Institutional Equity Trading Costs Expected to Fall

Institutional investors who conduct large stock trades, such as mutual funds, will force dealers to create equity trading communities to lower trading costs by 2003, according to a new report by Forrester Research of Cambridge, Mass. As a result, investors will see trading costs cut by between one-half and two-thirds, according to the report.

Currently, 40 percent of Nasdaq trades flow through electronic communication networks, according to Forrester. However, these ECNs are designed for smaller trades since order price and size are available to other investors, and investors will not risk displaying large orders. The New York Stock Exchange uses a system called Institutional Express to handle large orders by matching orders anonymously, however they must still go through a dealer, who could trade ahead and hurt those investors, according to Forrester.

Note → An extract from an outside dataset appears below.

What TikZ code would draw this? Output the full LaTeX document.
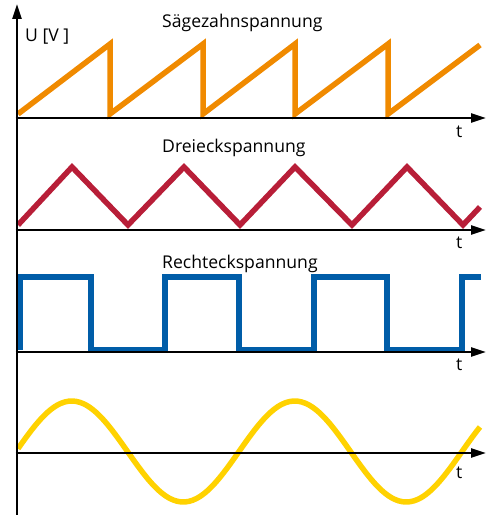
\documentclass[tikz,border=0pt]{standalone}
\usepackage{fontspec}
\setmainfont{Open Sans}
\usetikzlibrary{arrows.meta}
\definecolor{sawcol}{HTML}{F08A00}
\definecolor{tricol}{HTML}{B81E38}
\definecolor{sqcol}{HTML}{005DA8}
\definecolor{sincol}{HTML}{FFD200}
\begin{document}
\begin{tikzpicture}[x=1bp,y=-1bp,
  axis/.style={line width=2.6bp,-{Triangle[length=15bp,width=9bp]}},
  wave/.style={line width=5.5bp,line join=miter},
  lbl/.style={font=\fontsize{17.6bp}{20bp}\selectfont,inner sep=0pt,anchor=base west}]
\useasboundingbox (0,0) rectangle (489,515);
% coordinates for axes
\coordinate (o) at (17,515);
\coordinate (top) at (17,4);
\coordinate (a1s) at (15.7,118); \coordinate (a1e) at (486,118);
\coordinate (a2s) at (15.7,230); \coordinate (a2e) at (486,230);
\coordinate (a3s) at (15.7,352); \coordinate (a3e) at (486,352);
\coordinate (a4s) at (15.7,453); \coordinate (a4e) at (486,453);
% waveforms
\draw[wave,sawcol] (18,114) -- (110,44) -- (110,114) -- (203,44) -- (203,114) -- (295,44) -- (295,114) -- (388,44) -- (388,114) -- (480,45);
\draw[wave,tricol] (18,225) -- (72,167) -- (128,225) -- (184,167) -- (240,225) -- (295,167) -- (352,225) -- (407,167) -- (463,225) -- (480,207);
\draw[wave,sqcol] (20,350) -- (20,277) -- (91,277) -- (91,350) -- (165,350) -- (165,277) -- (239,277) -- (239,350) -- (314,350) -- (314,277) -- (387,277) -- (387,350) -- (462,350) -- (462,277) -- (481,277);
\draw[wave,sincol,line join=round] plot[domain=18:480,samples=120,smooth] (\x,{451.5-50.5*sin(1.61435*(\x-16))});
% axes
\draw[axis] (o) -- (top);
\draw[axis] (a1s) -- (a1e);
\draw[axis] (a2s) -- (a2e);
\draw[axis] (a3s) -- (a3e);
\draw[axis] (a4s) -- (a4e);
% labels
\node[lbl] (ulab) at (25,42) {U [V ]};
\node[lbl] (saw) at (162,28) {Sägezahnspannung};
\node[lbl] (tri) at (162,153) {Dreieckspannung};
\node[lbl] (sq) at (162,268) {Rechteckspannung};
\node[lbl] (t1) at (456,138) {t};
\node[lbl] (t2) at (456,248) {t};
\node[lbl] (t3) at (456,370) {t};
\node[lbl] (t4) at (456,478) {t};
\end{tikzpicture}
\end{document}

Because of that, dealers will be forced to create equity trading communities, networks of institutional investors that automatically match buyers and sellers and allow for anonymous price negotiation with other investors in the network, according to Forrester. Large sellers would be matched with large buyers and institutional-size orders would not have to be released to the public.

The movement towards these types of networks is due to several forces that are converging on the marketplace, said Todd Eyler, senior analyst at Forrester. The first is that the market has reversed direction and therefore made trading costs much more relevant, he said. Also, trading costs are becoming much more transparent, especially with recent SEC rules forcing dealers to benchmark their trade execution performance, according to Eyler. Lastly, the emergence of ECNs and growing popularity of them will push dealers in that direction, he said.

"Equity trading communities will not spring up overnight,'' said Eyler. "The largest dealers want to protect their lucrative market making and equity trading business. But smaller dealers will aggressively adopt electronic trading approaches, stealing market share and forcing large dealers to create their own equity trading community by 2003."

The report is based on interviews with 46 institutional investors and portfolio managers.